In Other Market News:
- China reported first-quarter GDP growth of 7.7%, below the consensus estimate of 8%. Economists had expected China’s economy to moderately expand after reporting 7.9% GDP growth in the fourth quarter.
- This is concerning news for the world’s second-largest economy, as its 2012 growth GDP growth rate of 7.8% was its weakest since 1999.
- Although the major U.S. indices spent the day in the red, Citigroup (C) was one of the few companies to stay in positive territory today following first-quarter earnings and revenue that exceeded analysts’ estimates.
- Earnings and revenue increased 30% and 5%, respectively, from the same period a year ago. This was the first earnings report for new CEO Michael Corbat, who has pledged to make the company more-efficient through layoffs and by closing branches.
- Merger Monday was in full-swing today as two large deals were announced. Satellite-TV provider DISH Network (DISH) bid $25.5 billion for the nation’s third-largest wireless carrier, Sprint Nextel (S).
- Now Sprint is faced with two offers as Japan’s third-largest phone operator, Softbank, bid $20 billion for a 70% stake in Sprint in October.
- Sprint finished the day in-the-green, as did laboratory-equipment maker Life Technologies (LIFE), which Thermo Fisher Scientific (TMO) agreed to purchase for $11.4 billion.
- Thermo Fisher, the second-largest life-science equipment maker, will now expand its presence in the medical testing market through the acquisition. With debt, the deal is valued at $15.8 billion and the $76-per-share offer price represents a 12% premium over Friday’s closing price.

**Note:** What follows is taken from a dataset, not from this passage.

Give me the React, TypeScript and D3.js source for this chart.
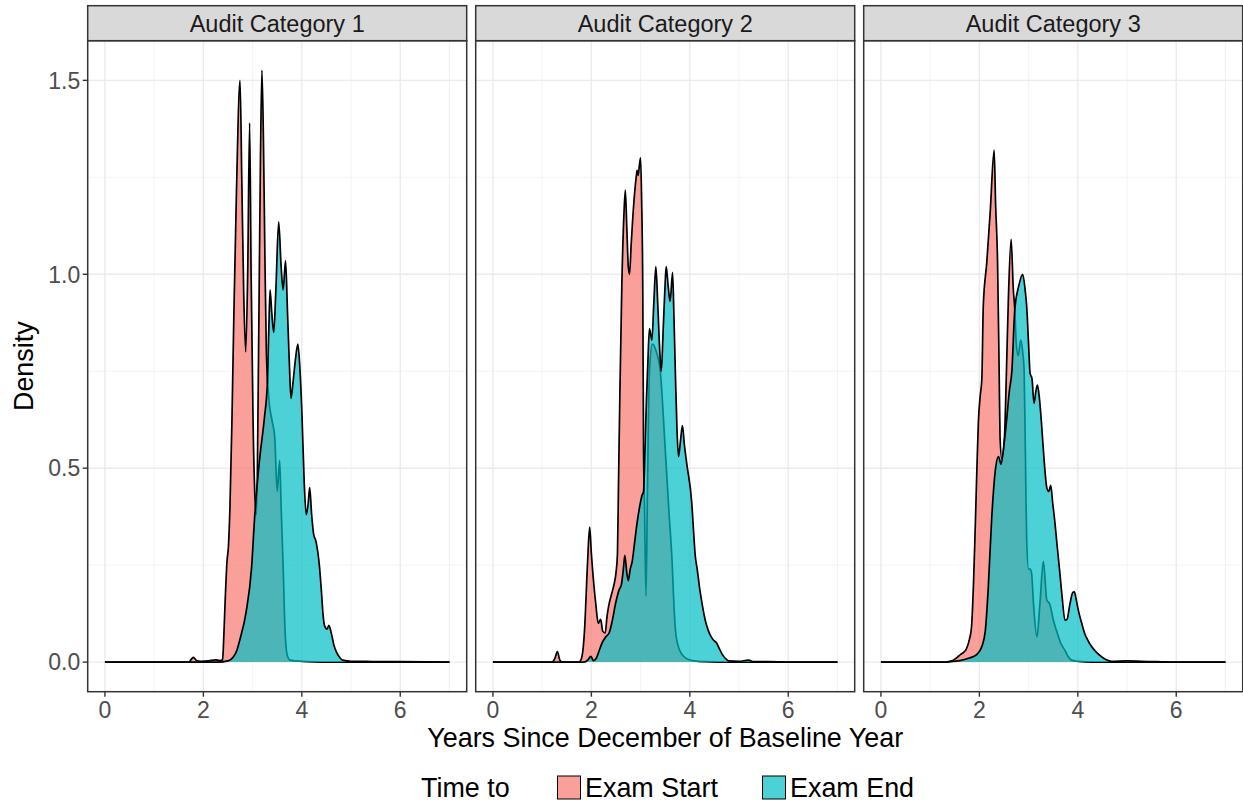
import React from "react";
import * as d3 from "d3";

// Facet titles, series and ticks
const panelTitles = ["Audit Category 1", "Audit Category 2", "Audit Category 3"];
const seriesNames = ["Exam Start", "Exam End"];
const seriesFills = ["#F8766D", "#00BFC4"];
const xTicks = [0, 2, 4, 6];
const xMinorTicks = [1, 3, 5, 7];
const yTicks = [0, 0.5, 1.0, 1.5];
const yMinorTicks = [0.25, 0.75, 1.25];
const xDataRange = [0, 7];

type Pt = [number, number];

// Density estimates: [years, density]
const examStart1: Pt[] = [
  [0, 0], [1.7, 0], [1.76, 0.008], [1.8, 0.012], [1.86, 0.004], [1.95, 0.002], [2.1, 0.003],
  [2.25, 0.006], [2.33, 0.004], [2.39, 0.006], [2.41, 0.05], [2.44, 0.15], [2.48, 0.26],
  [2.51, 0.3], [2.54, 0.4], [2.58, 0.62], [2.62, 0.9], [2.67, 1.2], [2.745, 1.5], [2.78, 1.25],
  [2.82, 0.95], [2.86, 0.8], [2.9, 1.0], [2.94, 1.39], [2.97, 1.0], [3.01, 0.62], [3.05, 0.42],
  [3.08, 0.38], [3.12, 0.78], [3.16, 1.3], [3.19, 1.526], [3.22, 1.35], [3.25, 1.05],
  [3.28, 0.8], [3.33, 0.68], [3.4, 0.62], [3.45, 0.58], [3.5, 0.44], [3.55, 0.52],
  [3.58, 0.4], [3.62, 0.25], [3.66, 0.08], [3.7, 0.02], [3.76, 0.005], [3.9, 0.003],
  [4.1, 0.001], [4.4, 0], [7, 0],
];

const examEnd1: Pt[] = [
  [0, 0], [2.3, 0], [2.5, 0.003], [2.6, 0.012], [2.68, 0.03], [2.74, 0.057], [2.87, 0.13],
  [2.98, 0.245], [3.04, 0.37], [3.14, 0.52], [3.24, 0.63], [3.3, 0.72], [3.33, 0.86],
  [3.355, 0.96], [3.39, 0.9], [3.43, 0.85], [3.47, 0.95], [3.53, 1.135], [3.58, 1.02],
  [3.62, 0.96], [3.67, 1.035], [3.71, 0.9], [3.75, 0.76], [3.78, 0.68], [3.82, 0.72],
  [3.87, 0.78], [3.92, 0.82], [3.96, 0.76], [4.0, 0.65], [4.05, 0.46], [4.09, 0.38],
  [4.13, 0.41], [4.16, 0.45], [4.2, 0.38], [4.24, 0.33], [4.29, 0.31], [4.36, 0.245],
  [4.4, 0.18], [4.43, 0.125], [4.46, 0.095], [4.51, 0.085], [4.55, 0.095], [4.6, 0.074],
  [4.65, 0.045], [4.7, 0.027], [4.77, 0.012], [4.83, 0.005], [5.0, 0.002], [5.3, 0.002],
  [5.6, 0.001], [6.0, 0.001], [7, 0],
];

const examStart2: Pt[] = [
  [0, 0], [1.2, 0], [1.26, 0.01], [1.31, 0.027], [1.36, 0.005], [1.42, 0], [1.75, 0],
  [1.8, 0.01], [1.86, 0.08], [1.92, 0.25], [1.965, 0.348], [2.0, 0.28], [2.05, 0.2],
  [2.09, 0.15], [2.14, 0.1], [2.19, 0.11], [2.23, 0.08], [2.28, 0.075], [2.32, 0.12],
  [2.36, 0.15], [2.42, 0.18], [2.46, 0.2], [2.5, 0.23], [2.53, 0.28], [2.55, 0.45],
  [2.58, 0.7], [2.62, 0.98], [2.66, 1.15], [2.69, 1.217], [2.72, 1.12], [2.75, 1.02],
  [2.775, 1.0], [2.81, 1.08], [2.86, 1.18], [2.91, 1.25], [2.93, 1.268], [2.95, 1.255],
  [2.975, 1.28], [3.0, 1.3], [3.02, 1.2], [3.045, 0.95], [3.06, 0.55], [3.08, 0.4],
  [3.11, 0.17], [3.14, 0.45], [3.18, 0.75], [3.24, 0.82], [3.32, 0.8], [3.4, 0.75],
  [3.5, 0.55], [3.58, 0.38], [3.64, 0.26], [3.68, 0.14], [3.71, 0.08], [3.78, 0.035],
  [3.84, 0.02], [3.95, 0.008], [4.1, 0.003], [4.3, 0.001], [4.6, 0], [7, 0],
];

const examEnd2: Pt[] = [
  [0, 0], [1.85, 0], [1.93, 0.006], [1.99, 0.015], [2.04, 0.004], [2.1, 0.01], [2.16, 0.03],
  [2.22, 0.05], [2.29, 0.065], [2.36, 0.075], [2.43, 0.11], [2.49, 0.15], [2.56, 0.185],
  [2.61, 0.2], [2.65, 0.24], [2.68, 0.275], [2.72, 0.23], [2.75, 0.21], [2.79, 0.24],
  [2.83, 0.26], [2.88, 0.31], [2.93, 0.36], [2.98, 0.4], [3.03, 0.43], [3.06, 0.44],
  [3.09, 0.55], [3.12, 0.68], [3.15, 0.78], [3.18, 0.86], [3.23, 0.83], [3.27, 0.93],
  [3.31, 1.02], [3.35, 0.92], [3.39, 0.8], [3.42, 0.75], [3.46, 0.86], [3.5, 0.98],
  [3.52, 1.02], [3.56, 0.97], [3.6, 0.93], [3.65, 1.005], [3.68, 0.88], [3.71, 0.73],
  [3.74, 0.6], [3.77, 0.53], [3.81, 0.57], [3.85, 0.61], [3.89, 0.56], [3.94, 0.51],
  [4.04, 0.41], [4.08, 0.33], [4.11, 0.275], [4.15, 0.24], [4.2, 0.19], [4.25, 0.15],
  [4.31, 0.11], [4.38, 0.08], [4.46, 0.06], [4.55, 0.048], [4.6, 0.035], [4.65, 0.022],
  [4.72, 0.01], [4.79, 0.003], [5.0, 0.002], [5.19, 0.005], [5.3, 0.001], [5.6, 0.001],
  [6.0, 0], [7, 0],
];

const examStart3: Pt[] = [
  [0, 0], [1.3, 0], [1.4, 0.002], [1.47, 0.005], [1.55, 0.012], [1.62, 0.02], [1.68, 0.025],
  [1.74, 0.035], [1.8, 0.06], [1.84, 0.09], [1.88, 0.2], [1.91, 0.32], [1.95, 0.5],
  [1.98, 0.62], [2.02, 0.69], [2.05, 0.73], [2.08, 0.92], [2.15, 1.03], [2.22, 1.16],
  [2.3, 1.32], [2.33, 1.18], [2.37, 1.03], [2.4, 0.77], [2.42, 0.58], [2.455, 0.525],
  [2.51, 0.58], [2.55, 0.75], [2.59, 0.94], [2.645, 1.09], [2.69, 0.96], [2.72, 0.91],
  [2.75, 0.82], [2.79, 0.79], [2.84, 0.83], [2.88, 0.8], [2.91, 0.75], [2.94, 0.49],
  [2.96, 0.32], [3.0, 0.24], [3.03, 0.24], [3.06, 0.23], [3.1, 0.15], [3.17, 0.065],
  [3.23, 0.15], [3.3, 0.26], [3.37, 0.16], [3.43, 0.15], [3.5, 0.11], [3.57, 0.08],
  [3.65, 0.05], [3.74, 0.03], [3.8, 0.015], [3.87, 0.005], [4.0, 0.002], [4.3, 0], [7, 0],
];

const examEnd3: Pt[] = [
  [0, 0], [1.3, 0], [1.41, 0.001], [1.6, 0.004], [1.78, 0.01], [1.95, 0.02], [2.05, 0.04],
  [2.12, 0.08], [2.18, 0.19], [2.25, 0.37], [2.32, 0.49], [2.39, 0.53], [2.44, 0.51],
  [2.5, 0.56], [2.55, 0.62], [2.61, 0.7], [2.66, 0.75], [2.72, 0.91], [2.8, 0.97],
  [2.88, 1.0], [2.93, 0.96], [2.96, 0.92], [3.0, 0.82], [3.03, 0.745], [3.07, 0.73],
  [3.11, 0.667], [3.15, 0.7], [3.18, 0.714], [3.22, 0.68], [3.26, 0.62], [3.31, 0.53],
  [3.37, 0.45], [3.41, 0.44], [3.45, 0.456], [3.49, 0.41], [3.53, 0.366], [3.58, 0.3],
  [3.63, 0.237], [3.68, 0.17], [3.74, 0.108], [3.78, 0.11], [3.84, 0.15], [3.9, 0.18],
  [3.93, 0.181], [3.97, 0.16], [4.01, 0.134], [4.08, 0.1], [4.14, 0.074], [4.21, 0.055],
  [4.28, 0.04], [4.38, 0.025], [4.48, 0.014], [4.58, 0.006], [4.68, 0.002], [5.0, 0.003],
  [5.3, 0.002], [5.6, 0.001], [6.0, 0], [7, 0],
];

const panelSeries: Pt[][][] = [
  [examStart1, examEnd1],
  [examStart2, examEnd2],
  [examStart3, examEnd3],
];

// Layout
const WIDTH = 1243;
const HEIGHT = 805;
const PANEL_LEFT = 87.7;
const PANEL_W = 379;
const PANEL_GAP = 9;
const STRIP_TOP = 5.7;
const PANEL_TOP = 40.7;
const PANEL_BOTTOM = 691.7;
const FONT = "'Liberation Sans', Arial, Helvetica, sans-serif";
const FILL_ALPHA = 0.7;
const TICK_FONT = 23;
const TITLE_FONT = 26.9;

const xPad = (xDataRange[1] - xDataRange[0]) * 0.05;
const yMax = d3.max(panelSeries.flat(2), (d) => d[1]) as number;
const yPad = yMax * 0.05;

const yScale = d3
  .scaleLinear()
  .domain([-yPad, yMax + yPad])
  .range([PANEL_BOTTOM, PANEL_TOP]);

function panelX(i: number) {
  const left = PANEL_LEFT + i * (PANEL_W + PANEL_GAP);
  return d3
    .scaleLinear()
    .domain([xDataRange[0] - xPad, xDataRange[1] + xPad])
    .range([left, left + PANEL_W]);
}

const yFmt = d3.format(".1f");

function Panel({ index }: { index: number }) {
  const x = panelX(index);
  const [x0, x1] = x.range();
  const area = d3
    .area<Pt>()
    .x((d) => x(d[0]))
    .y0(yScale(0))
    .y1((d) => yScale(d[1]))
    .curve(d3.curveMonotoneX);
  const line = d3
    .line<Pt>()
    .x((d) => x(d[0]))
    .y((d) => yScale(d[1]))
    .curve(d3.curveMonotoneX);
  const clipId = `clip-${index}`;

  return (
    <g>
      <defs>
        <clipPath id={clipId}>
          <rect x={x0} y={PANEL_TOP} width={x1 - x0} height={PANEL_BOTTOM - PANEL_TOP} />
        </clipPath>
      </defs>
      <rect x={x0} y={PANEL_TOP} width={x1 - x0} height={PANEL_BOTTOM - PANEL_TOP} fill="#FFFFFF" />
      {/* minor grid */}
      {xMinorTicks.map((t) => (
        <line key={`xm${t}`} x1={x(t)} x2={x(t)} y1={PANEL_TOP} y2={PANEL_BOTTOM} stroke="#F0F0F0" strokeWidth={0.8} />
      ))}
      {yMinorTicks.map((t) => (
        <line key={`ym${t}`} x1={x0} x2={x1} y1={yScale(t)} y2={yScale(t)} stroke="#F0F0F0" strokeWidth={0.8} />
      ))}
      {/* major grid */}
      {xTicks.map((t) => (
        <line key={`xg${t}`} x1={x(t)} x2={x(t)} y1={PANEL_TOP} y2={PANEL_BOTTOM} stroke="#EBEBEB" strokeWidth={1.4} />
      ))}
      {yTicks.map((t) => (
        <line key={`yg${t}`} x1={x0} x2={x1} y1={yScale(t)} y2={yScale(t)} stroke="#EBEBEB" strokeWidth={1.4} />
      ))}
      <g clipPath={`url(#${clipId})`}>
        {panelSeries[index].map((data, s) => (
          <g key={s}>
            <path d={area(data) || ""} fill={seriesFills[s]} fillOpacity={FILL_ALPHA} stroke="none" />
            <path d={line(data) || ""} fill="none" stroke="#000000" strokeWidth={1.7} strokeLinejoin="round" />
          </g>
        ))}
      </g>
      <rect x={x0} y={PANEL_TOP} width={x1 - x0} height={PANEL_BOTTOM - PANEL_TOP} fill="none" stroke="#333333" strokeWidth={1.5} />
      {/* strip */}
      <rect x={x0} y={STRIP_TOP} width={x1 - x0} height={PANEL_TOP - STRIP_TOP} fill="#D9D9D9" stroke="#333333" strokeWidth={1.5} />
      <text
        x={(x0 + x1) / 2}
        y={(STRIP_TOP + PANEL_TOP) / 2 + 8.4}
        textAnchor="middle"
        fontFamily={FONT}
        fontSize={23.5}
        fill="#1A1A1A"
      >
        {panelTitles[index]}
      </text>
      {/* x axis */}
      {xTicks.map((t) => (
        <g key={`xt${t}`}>
          <line x1={x(t)} x2={x(t)} y1={PANEL_BOTTOM} y2={PANEL_BOTTOM + 5} stroke="#333333" strokeWidth={1.4} />
          <text x={x(t)} y={PANEL_BOTTOM + 26} textAnchor="middle" fontFamily={FONT} fontSize={TICK_FONT} fill="#4D4D4D">
            {t}
          </text>
        </g>
      ))}
    </g>
  );
}

export default function App() {
  const legendY = 787.5;
  const keySize = 24;
  return (
    <div style={{ position: "absolute", left: 0, top: 0 }}>
      <svg width={WIDTH} height={HEIGHT} viewBox={`0 0 ${WIDTH} ${HEIGHT}`} style={{ display: "block", background: "#FFFFFF" }}>
        <rect x={0} y={0} width={WIDTH} height={HEIGHT} fill="#FFFFFF" />
        {panelTitles.map((_, i) => (
          <Panel key={i} index={i} />
        ))}
        {/* y axis on the first panel */}
        {yTicks.map((t) => (
          <g key={`yt${t}`}>
            <line x1={PANEL_LEFT - 5} x2={PANEL_LEFT} y1={yScale(t)} y2={yScale(t)} stroke="#333333" strokeWidth={1.4} />
            <text x={PANEL_LEFT - 7.5} y={yScale(t) + 8.3} textAnchor="end" fontFamily={FONT} fontSize={TICK_FONT} fill="#4D4D4D">
              {yFmt(t)}
            </text>
          </g>
        ))}
        <text
          transform={`translate(32.5, ${(PANEL_TOP + PANEL_BOTTOM) / 2}) rotate(-90)`}
          textAnchor="middle"
          fontFamily={FONT}
          fontSize={TITLE_FONT}
          fill="#000000"
        >
          Density
        </text>
        <text
          x={(PANEL_LEFT + PANEL_LEFT + 3 * PANEL_W + 2 * PANEL_GAP) / 2}
          y={747}
          textAnchor="middle"
          fontFamily={FONT}
          fontSize={TITLE_FONT}
          fill="#000000"
        >
          Years Since December of Baseline Year
        </text>
        {/* legend */}
        <text x={421} y={legendY + 9.7} fontFamily={FONT} fontSize={TITLE_FONT} fill="#000000">
          Time to
        </text>
        {seriesNames.map((name, s) => {
          const kx = s === 0 ? 557 : 762;
          return (
            <g key={name}>
              <rect x={kx} y={legendY - keySize / 2} width={keySize} height={keySize} fill="#FFFFFF" />
              <rect
                x={kx + 0.5}
                y={legendY - keySize / 2 + 0.5}
                width={keySize - 1}
                height={keySize - 1}
                fill={seriesFills[s]}
                fillOpacity={FILL_ALPHA}
                stroke="#000000"
                strokeWidth={1}
              />
              <text x={kx + keySize + 4} y={legendY + 9.7} fontFamily={FONT} fontSize={TITLE_FONT} fill="#000000">
                {name}
              </text>
            </g>
          );
        })}
      </svg>
    </div>
  );
}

- As for what the rest of the week holds for stocks, market direction could very well be decided by a slew of earnings out this week from some of the largest U.S. corporations. Goldman Sachs (GS), Intel (INTC), Bank of America (BAC), eBay (EBAY), IBM (IBM), McDonald’s (MCD), Morgan Stanley (MS), Microsoft (MSFT), Google (GOOG) and General Electric (GE) are among the earnings reports that are expected to move the markets.